» **Job**
Your task is to copy the listing exactly, with the pictures left out.

===== Information shown

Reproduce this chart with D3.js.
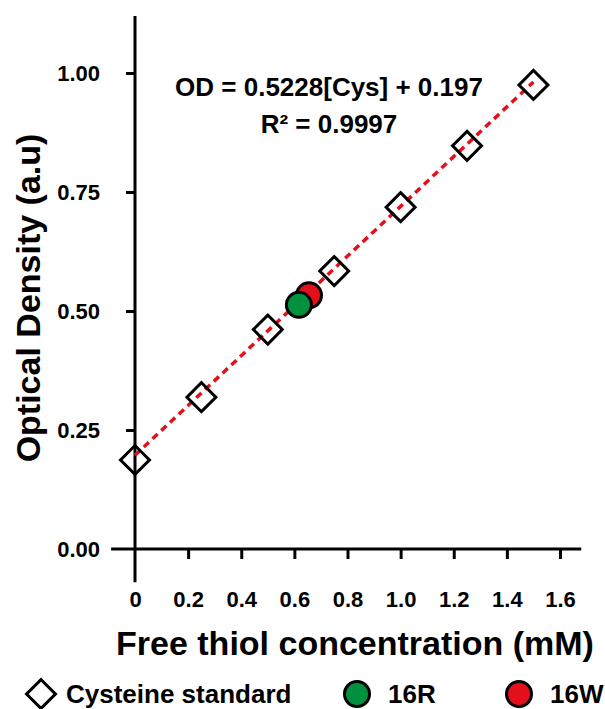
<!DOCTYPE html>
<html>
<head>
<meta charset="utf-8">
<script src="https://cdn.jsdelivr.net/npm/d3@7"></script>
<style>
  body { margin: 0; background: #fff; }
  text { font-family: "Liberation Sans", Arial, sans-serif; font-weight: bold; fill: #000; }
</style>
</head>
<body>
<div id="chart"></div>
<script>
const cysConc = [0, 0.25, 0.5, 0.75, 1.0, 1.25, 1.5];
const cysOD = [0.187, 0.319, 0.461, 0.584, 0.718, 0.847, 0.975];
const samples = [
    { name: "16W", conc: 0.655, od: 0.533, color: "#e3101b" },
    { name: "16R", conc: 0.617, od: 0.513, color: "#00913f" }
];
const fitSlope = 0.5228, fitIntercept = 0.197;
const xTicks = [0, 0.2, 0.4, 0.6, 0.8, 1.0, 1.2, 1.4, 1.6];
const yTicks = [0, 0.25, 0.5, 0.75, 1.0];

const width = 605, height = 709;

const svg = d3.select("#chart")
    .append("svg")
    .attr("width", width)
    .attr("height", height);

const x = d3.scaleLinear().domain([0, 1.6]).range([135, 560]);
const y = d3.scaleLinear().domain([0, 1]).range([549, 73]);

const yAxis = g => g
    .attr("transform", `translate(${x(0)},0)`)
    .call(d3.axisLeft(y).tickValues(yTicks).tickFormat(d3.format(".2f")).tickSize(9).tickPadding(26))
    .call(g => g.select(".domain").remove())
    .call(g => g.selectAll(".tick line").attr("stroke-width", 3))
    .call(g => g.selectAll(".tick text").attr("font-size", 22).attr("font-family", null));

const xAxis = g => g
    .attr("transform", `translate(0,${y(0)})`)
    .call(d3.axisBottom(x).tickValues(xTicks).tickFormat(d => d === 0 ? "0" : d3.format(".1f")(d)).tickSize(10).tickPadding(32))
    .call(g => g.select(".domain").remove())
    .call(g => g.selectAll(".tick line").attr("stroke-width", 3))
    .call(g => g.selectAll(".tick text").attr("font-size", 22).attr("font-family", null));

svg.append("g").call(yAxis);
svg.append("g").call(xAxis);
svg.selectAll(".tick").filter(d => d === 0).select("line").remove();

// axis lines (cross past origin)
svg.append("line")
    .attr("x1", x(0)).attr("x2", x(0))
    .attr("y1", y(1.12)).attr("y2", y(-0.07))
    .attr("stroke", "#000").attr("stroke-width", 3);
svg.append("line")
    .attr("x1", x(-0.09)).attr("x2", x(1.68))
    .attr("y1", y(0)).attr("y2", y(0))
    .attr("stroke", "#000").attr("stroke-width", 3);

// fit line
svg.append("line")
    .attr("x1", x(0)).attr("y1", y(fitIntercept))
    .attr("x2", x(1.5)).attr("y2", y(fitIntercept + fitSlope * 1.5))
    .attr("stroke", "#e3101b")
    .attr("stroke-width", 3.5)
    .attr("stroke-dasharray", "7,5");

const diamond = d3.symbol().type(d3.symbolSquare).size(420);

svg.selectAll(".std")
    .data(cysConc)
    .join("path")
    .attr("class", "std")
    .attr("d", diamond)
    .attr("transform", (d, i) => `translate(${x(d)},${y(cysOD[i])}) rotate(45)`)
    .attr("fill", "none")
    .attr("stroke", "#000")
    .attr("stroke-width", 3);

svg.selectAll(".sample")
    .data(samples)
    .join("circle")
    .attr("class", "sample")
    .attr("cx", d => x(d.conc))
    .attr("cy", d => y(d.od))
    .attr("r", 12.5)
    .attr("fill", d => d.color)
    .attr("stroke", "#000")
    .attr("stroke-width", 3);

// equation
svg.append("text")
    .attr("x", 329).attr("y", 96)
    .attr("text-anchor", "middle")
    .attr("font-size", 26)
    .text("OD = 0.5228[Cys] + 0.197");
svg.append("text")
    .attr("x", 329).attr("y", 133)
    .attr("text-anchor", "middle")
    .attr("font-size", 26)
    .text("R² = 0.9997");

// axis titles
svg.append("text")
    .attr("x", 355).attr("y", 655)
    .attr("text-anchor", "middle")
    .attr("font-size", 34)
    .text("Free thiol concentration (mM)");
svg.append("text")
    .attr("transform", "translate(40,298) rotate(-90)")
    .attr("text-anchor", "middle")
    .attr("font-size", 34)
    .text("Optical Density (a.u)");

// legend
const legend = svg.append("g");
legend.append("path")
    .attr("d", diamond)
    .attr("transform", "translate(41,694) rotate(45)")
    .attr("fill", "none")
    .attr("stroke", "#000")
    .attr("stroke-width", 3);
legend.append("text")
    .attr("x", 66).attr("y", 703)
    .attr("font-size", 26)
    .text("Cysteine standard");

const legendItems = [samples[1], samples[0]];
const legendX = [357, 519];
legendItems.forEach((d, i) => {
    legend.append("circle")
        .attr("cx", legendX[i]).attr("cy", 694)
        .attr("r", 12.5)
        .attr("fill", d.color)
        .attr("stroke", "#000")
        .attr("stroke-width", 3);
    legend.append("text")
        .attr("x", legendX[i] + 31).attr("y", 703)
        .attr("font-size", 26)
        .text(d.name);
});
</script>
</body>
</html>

==========

» **Written response**
Reproduce this chart with D3.js.
<!DOCTYPE html>
<html>
<head>
<meta charset="utf-8">
<script src="https://cdn.jsdelivr.net/npm/d3@7"></script>
<style>
  body { margin: 0; background: #fff; }
  text { font-family: "Liberation Sans", Arial, sans-serif; font-weight: bold; fill: #000; }
</style>
</head>
<body>
<div id="chart"></div>
<script>
const cysConc = [0, 0.25, 0.5, 0.75, 1.0, 1.25, 1.5];
const cysOD = [0.187, 0.319, 0.461, 0.584, 0.718, 0.847, 0.975];
const samples = [
    { name: "16W", conc: 0.655, od: 0.533, color: "#e3101b" },
    { name: "16R", conc: 0.617, od: 0.513, color: "#00913f" }
];
const fitSlope = 0.5228, fitIntercept = 0.197;
const xTicks = [0, 0.2, 0.4, 0.6, 0.8, 1.0, 1.2, 1.4, 1.6];
const yTicks = [0, 0.25, 0.5, 0.75, 1.0];

const width = 605, height = 709;

const svg = d3.select("#chart")
    .append("svg")
    .attr("width", width)
    .attr("height", height);

const x = d3.scaleLinear().domain([0, 1.6]).range([135, 560]);
const y = d3.scaleLinear().domain([0, 1]).range([549, 73]);

const yAxis = g => g
    .attr("transform", `translate(${x(0)},0)`)
    .call(d3.axisLeft(y).tickValues(yTicks).tickFormat(d3.format(".2f")).tickSize(9).tickPadding(26))
    .call(g => g.select(".domain").remove())
    .call(g => g.selectAll(".tick line").attr("stroke-width", 3))
    .call(g => g.selectAll(".tick text").attr("font-size", 22).attr("font-family", null));

const xAxis = g => g
    .attr("transform", `translate(0,${y(0)})`)
    .call(d3.axisBottom(x).tickValues(xTicks).tickFormat(d => d === 0 ? "0" : d3.format(".1f")(d)).tickSize(10).tickPadding(32))
    .call(g => g.select(".domain").remove())
    .call(g => g.selectAll(".tick line").attr("stroke-width", 3))
    .call(g => g.selectAll(".tick text").attr("font-size", 22).attr("font-family", null));

svg.append("g").call(yAxis);
svg.append("g").call(xAxis);
svg.selectAll(".tick").filter(d => d === 0).select("line").remove();

// axis lines (cross past origin)
svg.append("line")
    .attr("x1", x(0)).attr("x2", x(0))
    .attr("y1", y(1.12)).attr("y2", y(-0.07))
    .attr("stroke", "#000").attr("stroke-width", 3);
svg.append("line")
    .attr("x1", x(-0.09)).attr("x2", x(1.68))
    .attr("y1", y(0)).attr("y2", y(0))
    .attr("stroke", "#000").attr("stroke-width", 3);

// fit line
svg.append("line")
    .attr("x1", x(0)).attr("y1", y(fitIntercept))
    .attr("x2", x(1.5)).attr("y2", y(fitIntercept + fitSlope * 1.5))
    .attr("stroke", "#e3101b")
    .attr("stroke-width", 3.5)
    .attr("stroke-dasharray", "7,5");

const diamond = d3.symbol().type(d3.symbolSquare).size(420);

svg.selectAll(".std")
    .data(cysConc)
    .join("path")
    .attr("class", "std")
    .attr("d", diamond)
    .attr("transform", (d, i) => `translate(${x(d)},${y(cysOD[i])}) rotate(45)`)
    .attr("fill", "none")
    .attr("stroke", "#000")
    .attr("stroke-width", 3);

svg.selectAll(".sample")
    .data(samples)
    .join("circle")
    .attr("class", "sample")
    .attr("cx", d => x(d.conc))
    .attr("cy", d => y(d.od))
    .attr("r", 12.5)
    .attr("fill", d => d.color)
    .attr("stroke", "#000")
    .attr("stroke-width", 3);

// equation
svg.append("text")
    .attr("x", 329).attr("y", 96)
    .attr("text-anchor", "middle")
    .attr("font-size", 26)
    .text("OD = 0.5228[Cys] + 0.197");
svg.append("text")
    .attr("x", 329).attr("y", 133)
    .attr("text-anchor", "middle")
    .attr("font-size", 26)
    .text("R² = 0.9997");

// axis titles
svg.append("text")
    .attr("x", 355).attr("y", 655)
    .attr("text-anchor", "middle")
    .attr("font-size", 34)
    .text("Free thiol concentration (mM)");
svg.append("text")
    .attr("transform", "translate(40,298) rotate(-90)")
    .attr("text-anchor", "middle")
    .attr("font-size", 34)
    .text("Optical Density (a.u)");

// legend
const legend = svg.append("g");
legend.append("path")
    .attr("d", diamond)
    .attr("transform", "translate(41,694) rotate(45)")
    .attr("fill", "none")
    .attr("stroke", "#000")
    .attr("stroke-width", 3);
legend.append("text")
    .attr("x", 66).attr("y", 703)
    .attr("font-size", 26)
    .text("Cysteine standard");

const legendItems = [samples[1], samples[0]];
const legendX = [357, 519];
legendItems.forEach((d, i) => {
    legend.append("circle")
        .attr("cx", legendX[i]).attr("cy", 694)
        .attr("r", 12.5)
        .attr("fill", d.color)
        .attr("stroke", "#000")
        .attr("stroke-width", 3);
    legend.append("text")
        .attr("x", legendX[i] + 31).attr("y", 703)
        .attr("font-size", 26)
        .text(d.name);
});
</script>
</body>
</html>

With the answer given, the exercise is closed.